| PROBLEM |
Your task is to retype, word for word, the lines from the start of the data through the line holding "ax = fig.add_axes([78". Do not include the pictures.

| SOURCE EXCERPT |
---*---

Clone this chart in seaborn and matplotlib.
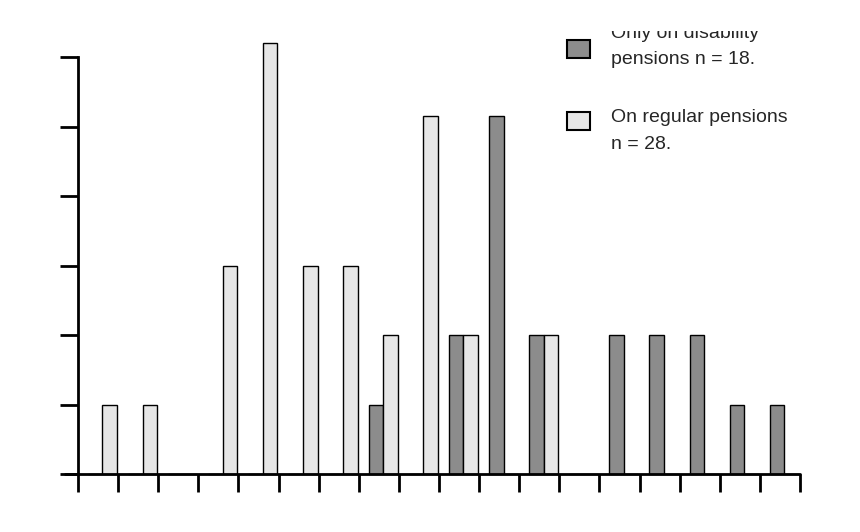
import matplotlib
matplotlib.use("Agg")
import matplotlib.pyplot as plt
import seaborn as sns
import pandas as pd
from matplotlib.patches import Rectangle

# counts per class
classes = list(range(18))
disability = [0, 0, 0, 0, 0, 0, 0, 1, 0, 2, 5.15, 2, 0, 2, 2, 2, 1, 1]
regular = [1, 1, 0, 3, 6.2, 3, 3, 2, 5.15, 2, 0, 2, 0, 0, 0, 0, 0, 0]
series = ["disability", "regular"]

df = pd.DataFrame({
    "cls": classes * 2,
    "value": disability + regular,
    "group": [series[0]] * 18 + [series[1]] * 18,
})

sns.set_style("white")
plt.rcParams["font.family"] = ["Liberation Sans", "DejaVu Sans"]

fig = plt.figure(figsize=(8.6, 5.32), dpi=100)
ax = fig.add_axes([78 / 860, 58 / 532, 722 / 860, 474 / 532])

sns.barplot(data=df, x="cls", y="value", hue="group", ax=ax,
            palette=["#8c8c8c", "#e6e6e6"], width=0.725,
            edgecolor="black", linewidth=1, legend=False, saturation=1)
for p in ax.patches:
    p.set_clip_on(False)

off = 0.61
ax.set_xlim(-off, 18 - off)
ax.set_ylim(0, 474 / 69.5)
ax.set_xticks([i - off for i in range(19)])
ax.set_xticklabels([])
ax.set_yticks(range(7))
ax.set_yticklabels([])
ax.tick_params(axis="both", direction="out", length=13, width=2, color="black",
               bottom=True, left=True)
for s in ["top", "right", "bottom"]:
    ax.spines[s].set_visible(False)
ax.spines["left"].set_linewidth(2)
ax.spines["left"].set_color("black")
ax.spines["left"].set_bounds(0, 6)
ax.axhline(0, xmin=-13 / 722, xmax=1, color="black", lw=2, clip_on=False)
ax.set_xlabel("")
ax.set_ylabel("")

# legend drawn by hand (partially cropped in the source)
def px(x, y):
    return x / 860, 1 - y / 532

fig.patches.append(Rectangle(px(567, 58), 23 / 860, 18 / 532, transform=fig.transFigure,
                             facecolor="#8c8c8c", edgecolor="black", lw=1.5))
fig.patches.append(Rectangle(px(567, 130), 23 / 860, 18 / 532, transform=fig.transFigure,
                             facecolor="#e6e6e6", edgecolor="black", lw=1.5))
fig.text(*px(611, 33), "Only on disability", fontsize=14, va="center")
fig.text(*px(611, 60), "pensions n = 18.", fontsize=14, va="center")
fig.text(*px(611, 118), "On regular pensions", fontsize=14, va="center")
fig.text(*px(611, 145), "n = 28.", fontsize=14, va="center")
# crop like the source
fig.patches.append(Rectangle((0, 1 - 31 / 532), 1, 31 / 532, transform=fig.transFigure,
                             facecolor="white", edgecolor="none", zorder=10))
fig.patches.append(Rectangle(px(806, 532), 54 / 860, 1, transform=fig.transFigure,
                             facecolor="white", edgecolor="none", zorder=10))

fig.savefig("out.png", dpi=100)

---*---

| TASK SOLUTION |
Clone this chart in seaborn and matplotlib.
import matplotlib
matplotlib.use("Agg")
import matplotlib.pyplot as plt
import seaborn as sns
import pandas as pd
from matplotlib.patches import Rectangle

# counts per class
classes = list(range(18))
disability = [0, 0, 0, 0, 0, 0, 0, 1, 0, 2, 5.15, 2, 0, 2, 2, 2, 1, 1]
regular = [1, 1, 0, 3, 6.2, 3, 3, 2, 5.15, 2, 0, 2, 0, 0, 0, 0, 0, 0]
series = ["disability", "regular"]

df = pd.DataFrame({
    "cls": classes * 2,
    "value": disability + regular,
    "group": [series[0]] * 18 + [series[1]] * 18,
})

sns.set_style("white")
plt.rcParams["font.family"] = ["Liberation Sans", "DejaVu Sans"]

fig = plt.figure(figsize=(8.6, 5.32), dpi=100)
ax = fig.add_axes([78 / 860, 58 / 532, 722 / 860, 474 / 532])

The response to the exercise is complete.